Rules - Miscellaneous
Effective from 30 September 2010
36. Settlement of Disputes
The Society has an internal complaints procedure to resolve disputes with members. Any dispute which cannot be resolved may be referred to an ombudsman or any court with the relevant authority.
37. Notices
(a) Any notice to be given to the Society under these Rules must be in writing addressed to, and received by, the Secretary at the Society's head office.
(b) Any notice which the Society is not required by the legislation or these Rules or the terms and conditions of any share investment or mortgage loan to send to members personally may be given either by a notice displayed in a prominent position in every branch office or by advertisement in at least one national newspaper.
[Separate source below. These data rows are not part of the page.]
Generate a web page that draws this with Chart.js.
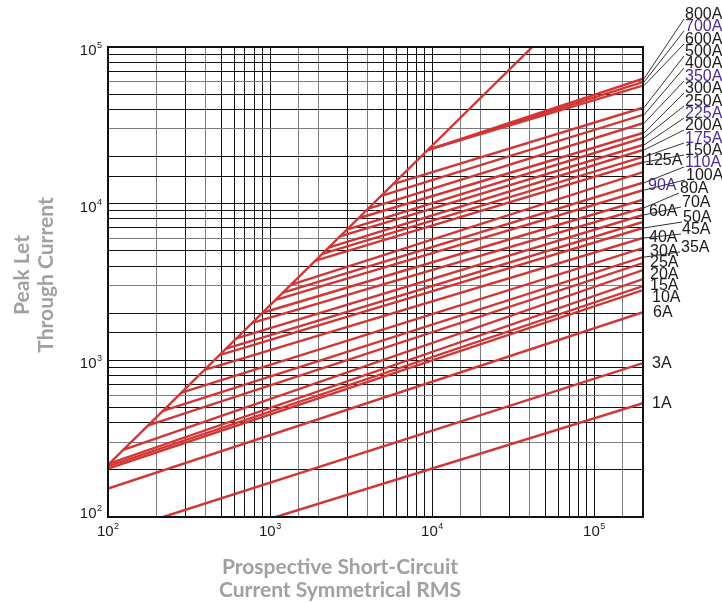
<!DOCTYPE html>
<html>
<head>
<meta charset="utf-8">
<title>Peak Let-Through Current</title>
<script src="https://cdn.jsdelivr.net/npm/chart.js@4.4.0/dist/chart.umd.min.js"></script>
<style>
  html, body { margin: 0; padding: 0; background: #fff; }
  #chart { display: block; }
</style>
</head>
<body>
<canvas id="chart" width="722" height="603"></canvas>
<script>
// fuse ratings, lowest curve first
const RATINGS = ['1A', '3A', '6A', '10A', '15A', '20A', '25A', '30A', '35A', '40A', '45A', '50A', '60A', '70A', '80A', '90A',
  '100A', '110A', '125A', '150A', '175A', '200A', '225A', '250A', '300A', '350A', '400A', '500A', '600A', '700A', '800A'];
// where each curve begins: prospective current (A) and peak (A)
const START_I = [1085, 219, 100, 100, 100, 100, 124, 177, 218, 284, 394, 487, 535, 620, 776, 897,
  1083, 1200, 1340, 1905, 2100, 2297, 2700, 2974, 3508, 4037, 4851, 5740, 9420, 9420, 9420];
const START_PK = [100, 100, 152, 204, 211, 218, 268, 385, 476, 623, 869, 1079, 1188, 1380, 1735, 2012,
  2435, 2704, 3027, 4332, 4786, 5242, 6180, 6818, 8070, 9310, 11230, 13330, 22080, 22080, 22080];
// every curve runs to the right edge of the chart
const END_I = 200000;
const END_PK = [533, 960, 2030, 2810, 2980, 3300, 3770, 4180, 4560, 5210, 6040, 7000, 7640, 8470, 9400, 10600,
  12200, 13600, 15900, 18400, 19900, 22000, 23700, 26300, 28300, 32600, 36900, 41000, 56700, 59700, 62700];
// maximum peak line (no current limitation)
const MAX_I = [100, 41500];
const MAX_PK = [215, 100000];

// axis ranges and decade tick labels
const X_RANGE = [100, 200000];
const Y_RANGE = [100, 100000];
const DECADES = [100, 1000, 10000, 100000];
const DECADE_EXP = ['2', '3', '4', '5'];

// label placement on the right (pixels) - layout only
const LABEL_POS = [
  [652, 404], [652, 364], [653, 313], [652, 298], [650, 286], [650, 275], [650, 263], [650, 252], [681, 248],
  [649, 238], [682, 230], [683, 218], [649, 212], [682, 203], [680, 189], [648, 186],
  [686, 176], [685, 163], [645, 161], [685, 151], [685, 139], [685, 126], [685, 114], [685, 102],
  [685, 89], [685, 77], [685, 64], [685, 52], [685, 40], [685, 27], [685, 15]];
const VIOLET_LABELS = ['700A', '350A', '225A', '175A', '110A', '90A'];

const RED = '#d33434';
const LABEL_FONT = '16px "Liberation Sans", Arial, sans-serif';
const TITLE_FONT = 'bold 21px Lato, "Open Sans", sans-serif';

let datasets = [{
  data: MAX_I.map((v, i) => ({ x: v, y: MAX_PK[i] })),
  borderColor: RED, borderWidth: 2.4
}];
RATINGS.forEach((r, i) => {
  datasets.push({
    label: r,
    data: [{ x: START_I[i], y: START_PK[i] }, { x: END_I, y: END_PK[i] }],
    borderColor: RED, borderWidth: 2.4
  });
});

function mantissa(v) {
  return Math.round(v / Math.pow(10, Math.floor(Math.log10(v) + 1e-9)));
}

// some minor lines print lighter in the original
function xGrid(c) {
  const m = mantissa(c.tick.value);
  return (m === 2 || m === 4) ? '#7c7c7c' : '#111';
}
function yGrid(c) {
  const m = mantissa(c.tick.value);
  return (m === 3 || m === 6) ? '#7c7c7c' : '#111';
}

function drawPow(ctx, left, base, exp) {
  ctx.font = '15px "Liberation Sans", Arial, sans-serif';
  ctx.fillText('10', left, base);
  const w = ctx.measureText('10').width;
  ctx.font = '9px "Liberation Sans", Arial, sans-serif';
  ctx.fillText(exp, left + w + 0.5, base - 7);
}
function powWidth(ctx, exp) {
  ctx.font = '15px "Liberation Sans", Arial, sans-serif';
  const w = ctx.measureText('10').width;
  ctx.font = '9px "Liberation Sans", Arial, sans-serif';
  return w + 0.5 + ctx.measureText(exp).width;
}

const decor = {
  id: 'decor',
  afterDraw(chart) {
    const { ctx, chartArea: a, scales: { x, y } } = chart;
    ctx.save();
    // frame
    ctx.strokeStyle = '#111';
    ctx.lineWidth = 2;
    ctx.strokeRect(a.left, a.top, a.right - a.left, a.bottom - a.top);

    // decade tick labels
    ctx.fillStyle = '#1a1a1a';
    ctx.textAlign = 'left';
    ctx.textBaseline = 'alphabetic';
    DECADES.forEach((v, i) => {
      const w = powWidth(ctx, DECADE_EXP[i]);
      drawPow(ctx, x.getPixelForValue(v) - w / 2, a.bottom + 19, DECADE_EXP[i]);
      const py = y.getPixelForValue(v);
      drawPow(ctx, a.left - 6 - w, i === 0 ? py + 1 : py + 8, DECADE_EXP[i]);
    });

    // rating labels and leaders
    ctx.textBaseline = 'middle';
    RATINGS.forEach((r, i) => {
      const [lx, ly] = LABEL_POS[i];
      if (lx > 670) {
        ctx.strokeStyle = '#333';
        ctx.lineWidth = 1;
        ctx.beginPath();
        ctx.moveTo(lx - 1, ly + 4);
        ctx.lineTo(a.right + 1, y.getPixelForValue(END_PK[i]));
        ctx.stroke();
      }
      ctx.font = LABEL_FONT;
      ctx.fillStyle = VIOLET_LABELS.includes(r) ? '#4a2a9c' : '#1a1a1a';
      ctx.fillText(r, lx, ly);
    });

    // axis titles
    ctx.fillStyle = '#a0a0a0';
    ctx.font = TITLE_FONT;
    ctx.textAlign = 'center';
    ctx.fillText('Prospective Short-Circuit', 340, 567);
    ctx.fillText('Current Symmetrical RMS', 340, 590);
    ctx.save();
    ctx.translate(22, 275);
    ctx.rotate(-Math.PI / 2);
    ctx.fillText('Peak Let', 0, 0);
    ctx.fillText('Through Current', 0, 24);
    ctx.restore();

    ctx.restore();
  }
};

new Chart(document.getElementById('chart'), {
  type: 'scatter',
  data: { datasets },
  options: {
    responsive: false,
    animation: false,
    showLine: true,
    layout: { padding: { left: 0, right: 79, top: 47, bottom: 0 } },
    elements: { point: { radius: 0 }, line: { tension: 0 } },
    plugins: { legend: { display: false }, tooltip: { enabled: false } },
    scales: {
      x: {
        type: 'logarithmic', min: X_RANGE[0], max: X_RANGE[1],
        ticks: { display: false },
        grid: { color: xGrid, lineWidth: 1, drawTicks: false },
        border: { display: false },
        afterFit: s => { s.height = 86; }
      },
      y: {
        type: 'logarithmic', min: Y_RANGE[0], max: Y_RANGE[1],
        ticks: { display: false },
        grid: { color: yGrid, lineWidth: 1, drawTicks: false },
        border: { display: false },
        afterFit: s => { s.width = 108; }
      }
    }
  },
  plugins: [decor]
});
</script>
</body>
</html>
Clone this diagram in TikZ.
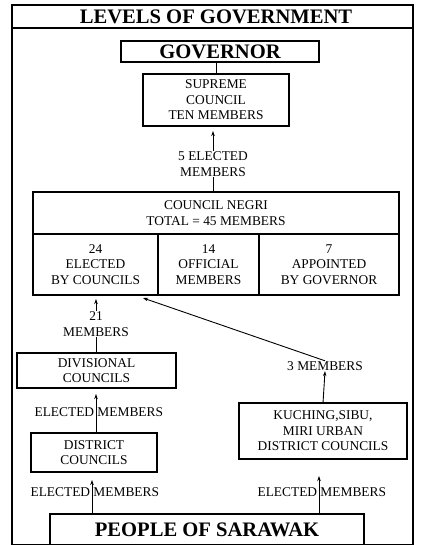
\documentclass[tikz,border=0pt]{standalone}
\usepackage{fontspec}
\setmainfont{Liberation Serif}
\usepackage{tikz}
\usetikzlibrary{arrows.meta,positioning}

\begin{document}
\begin{tikzpicture}[
    x=1pt,y=-1pt,
    >={Stealth[length=5pt,width=3.5pt]},
    every node/.style={font=\fontsize{13.4}{15.5}\selectfont},
    box/.style ={rectangle,draw,line width=1.1pt,inner sep=0pt,outer sep=0pt,align=center},
    head/.style={font=\fontsize{20.6}{24}\selectfont\bfseries},
    lab/.style ={inner sep=0.5pt,align=center},
    arr/.style ={->,line width=0.9pt},
    link/.style={line width=0.9pt}
  ]
  \useasboundingbox (0,0) rectangle (420,545);
  % outer frame and title strip
  \draw[line width=1.1pt] (12,5) rectangle (413,545);
  \draw[line width=1.1pt] (12,28) -- (413,28);
  \node[head] (title) at (216,17) {LEVELS OF GOVERNMENT};

  % top of the ladder
  \node[box,head,minimum width=198,minimum height=21] (gov) at (220,51.5) {GOVERNOR};
  \node[box,minimum width=146,minimum height=52] (supreme) at (216,100)
        {SUPREME\\COUNCIL\\TEN MEMBERS};
  \draw[link] (supreme.north) -- (supreme.north |- gov.south);
  \node[lab] (lab5) at (213,164) {5 ELECTED\\MEMBERS};
  \draw[arr,shorten >=5pt] (lab5.north) -- (supreme.south -| lab5.north);

  % council negri with its three seats groups
  \node[box,minimum width=366,minimum height=42] (negri) at (216,213)
        {COUNCIL NEGRI\\TOTAL = 45 MEMBERS};
  \node[box,minimum width=125,minimum height=61,anchor=north west] (c24) at (negri.south west)
        {24\\ELECTED\\BY COUNCILS};
  \node[box,minimum width=101,minimum height=61,anchor=north west] (c14) at (c24.north east)
        {14\\OFFICIAL\\MEMBERS};
  \node[box,minimum width=140,minimum height=61,anchor=north west] (c7) at (c14.north east)
        {7\\APPOINTED\\BY GOVERNOR};
  \draw[link] (negri.north -| lab5.south) -- (lab5.south);

  % councils feeding the elected seats
  \node[lab] (lab21) at (96,324) {21\\MEMBERS};
  \draw[arr,shorten >=4pt] (lab21.north) -- (c24.south -| lab21.north);
  \node[box,minimum width=159,minimum height=35] (div) at (96.5,370.5)
        {DIVISIONAL\\COUNCILS};
  \draw[link] (div.north -| lab21.south) -- (lab21.south);

  \node[lab] (lab3) at (325,366) {3 MEMBERS};
  \coordinate (in24) at (143,298);
  \draw[arr] (lab3.north) -- (in24);
  \node[box,minimum width=168,minimum height=56] (kuch) at (323,431)
        {KUCHING,SIBU,\\MIRI URBAN\\DISTRICT COUNCILS};
  \draw[arr] (kuch.north) -- (lab3.south);

  \node[box,minimum width=126,minimum height=39] (dist) at (94,452.5)
        {DISTRICT\\COUNCILS};
  \node[lab] (ed1) at (98.8,412) {ELECTED MEMBERS};
  \draw[arr,shorten >=6pt] (dist.north -| 96,0) -- (div.south -| 96,0);

  % the people at the bottom
  \node[box,head,minimum width=314,minimum height=31] (people) at (207,529.5) {PEOPLE OF SARAWAK};
  \node[lab] (ed2) at (94.8,492) {ELECTED MEMBERS};
  \node[lab] (ed3) at (321.8,492) {ELECTED MEMBERS};
  \draw[arr,shorten >=8pt] (people.north -| 92,0) -- (dist.south -| 92,0);
  \draw[arr,shorten >=17pt] (people.north -| 319,0) -- (kuch.south -| 319,0);
\end{tikzpicture}
\end{document}
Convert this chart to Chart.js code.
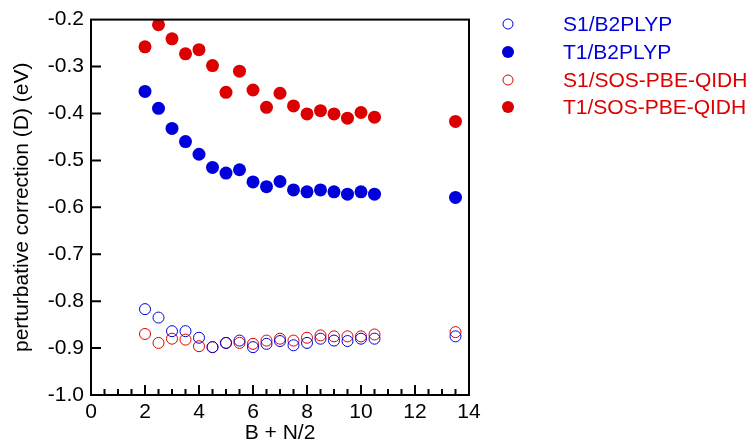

Any such notice shall be assumed to have been served on the third day on which the notice has been displayed at branch offices or on the first day on which the notice has appeared in the national newspaper as the case may be.
38. Custody of the Seal and Securities
(a) The Society shall have a corporate seal and may have one or more facsimile copies of it. The Society's seal will contain its name. The Society will only use its seal with the authority of the Board and any document sealed shall be countersigned by an authorised individual. Documents may be sealed with the seal or a facsimile seal. All documents so sealed and countersigned shall be assumed to be validly executed by the Society.
(b) The Board will arrange for the safe custody of the Society's seal and any facsimile copies of it and of the Society's mortgage deeds and other securities.
39. Auditors
(a) The auditors shall be appointed at each Annual General Meeting to hold office from the end of the meeting until the end of the next Annual General Meeting.
(b) The Board shall decide the remuneration to be paid to the auditors.
40. Profits and Losses
(a) The Society may reserve all or part of the profit in any financial year either for general or specific purposes.
(b) Any loss shown in the Society's accounts for any financial year shall be met from reserves. If the reserves are insufficient, the loss shall be met by the holders of deferred share investments or subordinated debt in accordance with the terms of those investments and debts.
41. Dissolution or Winding Up
On dissolution or winding up any surplus remaining after the Society's creditors have been paid and all share investments have been repaid (according to any order of priority under the terms of issue):
(a) shall be paid in accordance with the instrument of dissolution (if any), but otherwise
(b) shall be divided among those investing members who hold deferred share investments at the relevant date and those who have held share investments of at least £100 continuously for two years at the relevant date, in either case in proportion to the amount of their share investments at the relevant date. The relevant date is the earlier of either the date of notice of a winding up or dissolution resolution or the date of presentation of a winding up petition.